Michael Gerson: I don't have too much to add. But I would say that the conundrum that the question raises actually points to the necessity of American leadership. The reality is that Turkey and Qatar were supporting some very bad actors in the Syrian civil war and one of the tributes, I think, to Secretary Kerry's focus on this is that he's taken a much broader role in trying to direct our allies to get the arms to the right people. It's often a role that American plays. If we don't take that type of leadership role, other actors in the system are not always responsible. The vacuum is not good for either US interests or regional challenges. So that specific issue that you raise it shows why American needs to be involved, why it's important that it is involved, and maybe why it should have been involved sooner. I would only conclude by saying I was once told by a State Department official when I raised issues related to Darfur, "You can't solve all the problems of the world." And that's true.

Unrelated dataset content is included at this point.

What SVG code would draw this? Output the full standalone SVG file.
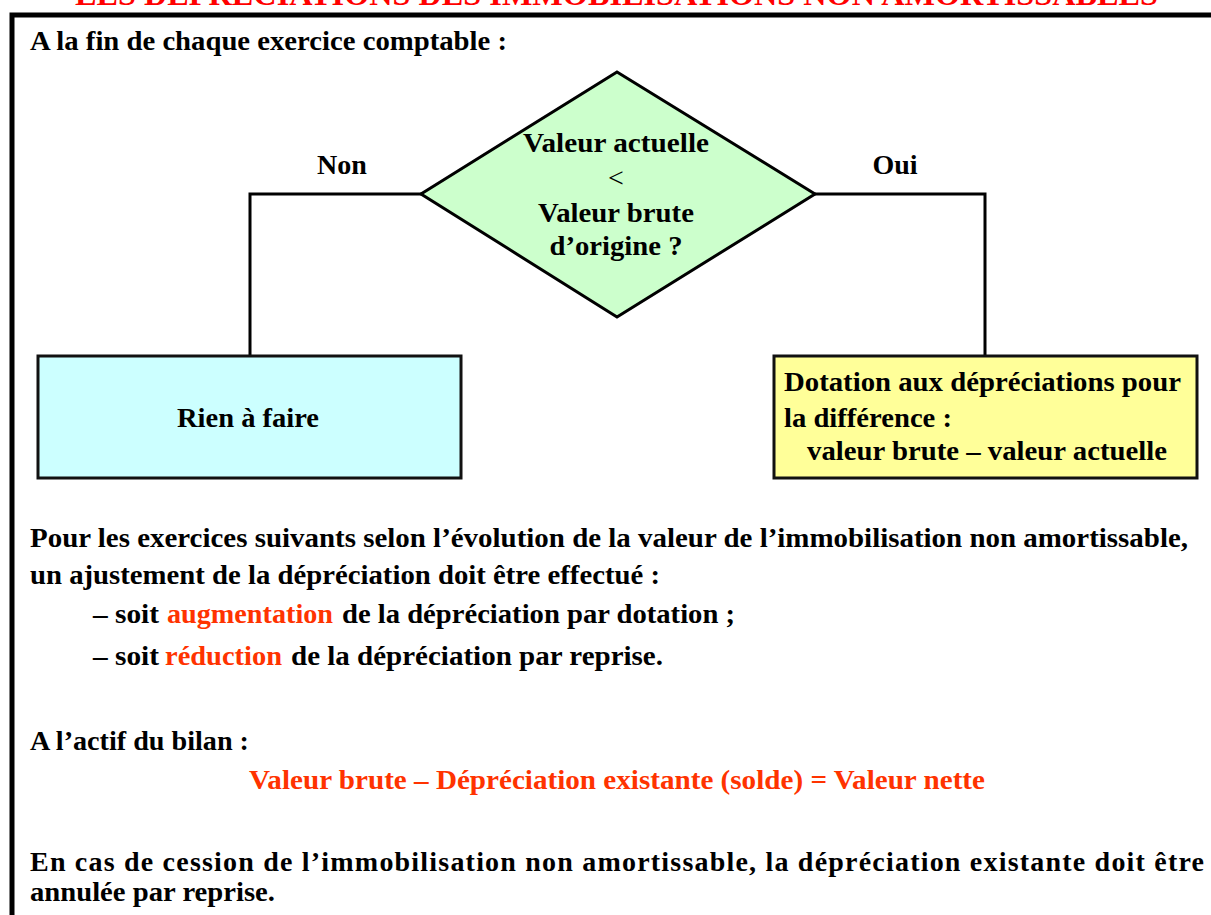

It's frustrating and true. But it does seem uniquely American to try. And I think some of the worst moments of our history have come when we didn't try. And so our predisposition should be the priority of Responsibility to Protect which is to vindicate the ideals of human dignity that are at the foundation of the American experiment and the basis of our own ideology.

Susan Glasser: Powerful note to end on. Thank you all very much and thank you to everyone in the audience.


Mike Abramowitz: I just wanted to thank our panelists and I wanted to particularly thank our co-chairs Secretary Albright, Ambassador Williamson, we are done. Thank you for coming.